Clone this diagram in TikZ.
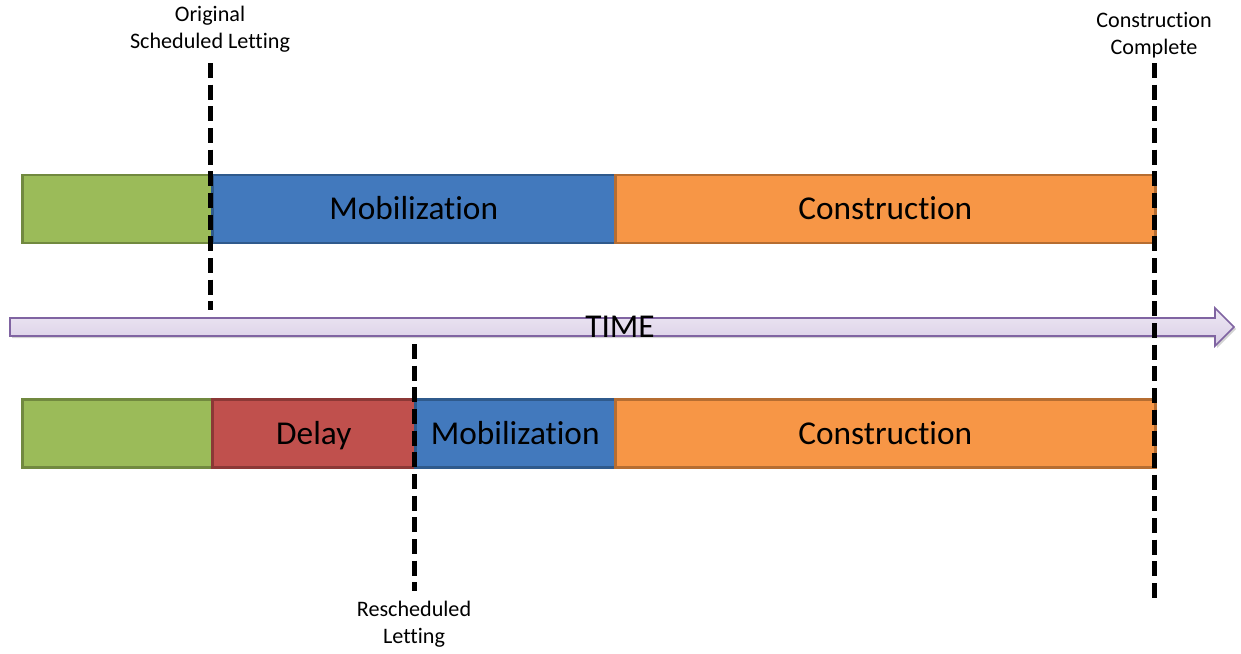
\documentclass[tikz,border=0pt]{standalone}
\usepackage{fontspec}
\setmainfont{Carlito}[Ligatures={NoCommon,NoRequired,NoContextual}, RawFeature={-liga;-dlig;-clig}]
\usetikzlibrary{shadows}
\definecolor{gfill}{HTML}{9BBB59}\definecolor{gline}{HTML}{71893F}
\definecolor{bfill}{HTML}{4279BD}\definecolor{bline}{HTML}{2F5A8C}
\definecolor{rfill}{HTML}{C0504D}\definecolor{rline}{HTML}{8C3836}
\definecolor{ofill}{HTML}{F79646}\definecolor{oline}{HTML}{B66D31}
\definecolor{pline}{HTML}{8064A2}\definecolor{ptop}{HTML}{EEE9F4}\definecolor{pbot}{HTML}{D9CDE6}
\tikzset{
  bar/.style={rectangle, line width=1.9pt, minimum height=51pt, inner sep=0pt, anchor=west, text height=20pt, text depth=4pt, font=\fontsize{25}{29}\selectfont},
  gbar/.style={bar, draw=gline, fill=gfill},
  bbar/.style={bar, draw=bline, fill=bfill},
  rbar/.style={bar, draw=rline, fill=rfill},
  obar/.style={bar, draw=oline, fill=ofill},
  mark line/.style={line width=3.75pt, dash pattern=on 11.25pt off 5pt, black},
  lbl/.style={align=center, font=\fontsize{16.6}{20.25}\selectfont, inner sep=0pt}
}
\begin{document}
\begin{tikzpicture}[x=0.75pt, y=-0.75pt]
\useasboundingbox (0,0) rectangle (1241,653);
% time arrow
\path[draw=pline, line width=1.2pt, top color=ptop, bottom color=pbot, drop shadow={shadow xshift=1.5pt, shadow yshift=-1.5pt, opacity=0.35}]
  (10,318) -- (1215,318) -- (1215,308) -- (1234,327) -- (1215,346) -- (1215,336) -- (10,336) -- cycle;
\node[font=\fontsize{25}{29}\selectfont, inner sep=0pt] (time) at (620,327) {TIME};
% top bars
\node[gbar, minimum width=142.5pt] (g1) at (21,209) {};
\node[bbar, minimum width=302.25pt] (b1) at (211,209) {Mobilization};
\node[obar, minimum width=405pt] (o1) at (614,209) {Construction};
% bottom bars
\node[gbar, minimum width=142.5pt] (g2) at (21,433.5) {};
\node[rbar, minimum width=152.25pt] (r2) at (211,433.5) {Delay};
\node[bbar, minimum width=150pt] (b2) at (414,433.5) {Mobilization};
\node[obar, minimum width=405pt] (o2) at (614,433.5) {Construction};
% marker lines
\coordinate (a1) at (210,63); \coordinate (a2) at (210,310);
\coordinate (c1) at (414,344); \coordinate (c2) at (414,591);
\coordinate (e1) at (1154,63); \coordinate (e2) at (1154,604);
\draw[mark line] (a1) -- (a2);
\draw[mark line] (c1) -- (c2);
\draw[mark line] (e1) -- (e2);
% labels
\node[lbl] (orig) at (210,29) {Original\\Scheduled Letting};
\node[lbl] (comp) at (1154,35) {Construction\\Complete};
\node[lbl] (resch) at (414,624) {Rescheduled\\Letting};
\end{tikzpicture}
\end{document}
--- --- ---
### TO DO
In your copy, leave out the pictures and reproduce the material above exactly.

### SOLUTION TO THIS TASK
Clone this diagram in TikZ.
\documentclass[tikz,border=0pt]{standalone}
\usepackage{fontspec}
\setmainfont{Carlito}[Ligatures={NoCommon,NoRequired,NoContextual}, RawFeature={-liga;-dlig;-clig}]
\usetikzlibrary{shadows}
\definecolor{gfill}{HTML}{9BBB59}\definecolor{gline}{HTML}{71893F}
\definecolor{bfill}{HTML}{4279BD}\definecolor{bline}{HTML}{2F5A8C}
\definecolor{rfill}{HTML}{C0504D}\definecolor{rline}{HTML}{8C3836}
\definecolor{ofill}{HTML}{F79646}\definecolor{oline}{HTML}{B66D31}
\definecolor{pline}{HTML}{8064A2}\definecolor{ptop}{HTML}{EEE9F4}\definecolor{pbot}{HTML}{D9CDE6}
\tikzset{
  bar/.style={rectangle, line width=1.9pt, minimum height=51pt, inner sep=0pt, anchor=west, text height=20pt, text depth=4pt, font=\fontsize{25}{29}\selectfont},
  gbar/.style={bar, draw=gline, fill=gfill},
  bbar/.style={bar, draw=bline, fill=bfill},
  rbar/.style={bar, draw=rline, fill=rfill},
  obar/.style={bar, draw=oline, fill=ofill},
  mark line/.style={line width=3.75pt, dash pattern=on 11.25pt off 5pt, black},
  lbl/.style={align=center, font=\fontsize{16.6}{20.25}\selectfont, inner sep=0pt}
}
\begin{document}
\begin{tikzpicture}[x=0.75pt, y=-0.75pt]
\useasboundingbox (0,0) rectangle (1241,653);
% time arrow
\path[draw=pline, line width=1.2pt, top color=ptop, bottom color=pbot, drop shadow={shadow xshift=1.5pt, shadow yshift=-1.5pt, opacity=0.35}]
  (10,318) -- (1215,318) -- (1215,308) -- (1234,327) -- (1215,346) -- (1215,336) -- (10,336) -- cycle;
\node[font=\fontsize{25}{29}\selectfont, inner sep=0pt] (time) at (620,327) {TIME};
% top bars
\node[gbar, minimum width=142.5pt] (g1) at (21,209) {};
\node[bbar, minimum width=302.25pt] (b1) at (211,209) {Mobilization};
\node[obar, minimum width=405pt] (o1) at (614,209) {Construction};
% bottom bars
\node[gbar, minimum width=142.5pt] (g2) at (21,433.5) {};
\node[rbar, minimum width=152.25pt] (r2) at (211,433.5) {Delay};
\node[bbar, minimum width=150pt] (b2) at (414,433.5) {Mobilization};
\node[obar, minimum width=405pt] (o2) at (614,433.5) {Construction};
% marker lines
\coordinate (a1) at (210,63); \coordinate (a2) at (210,310);
\coordinate (c1) at (414,344); \coordinate (c2) at (414,591);
\coordinate (e1) at (1154,63); \coordinate (e2) at (1154,604);
\draw[mark line] (a1) -- (a2);
\draw[mark line] (c1) -- (c2);
\draw[mark line] (e1) -- (e2);
% labels
\node[lbl] (orig) at (210,29) {Original\\Scheduled Letting};
\node[lbl] (comp) at (1154,35) {Construction\\Complete};
\node[lbl] (resch) at (414,624) {Rescheduled\\Letting};
\end{tikzpicture}
\end{document}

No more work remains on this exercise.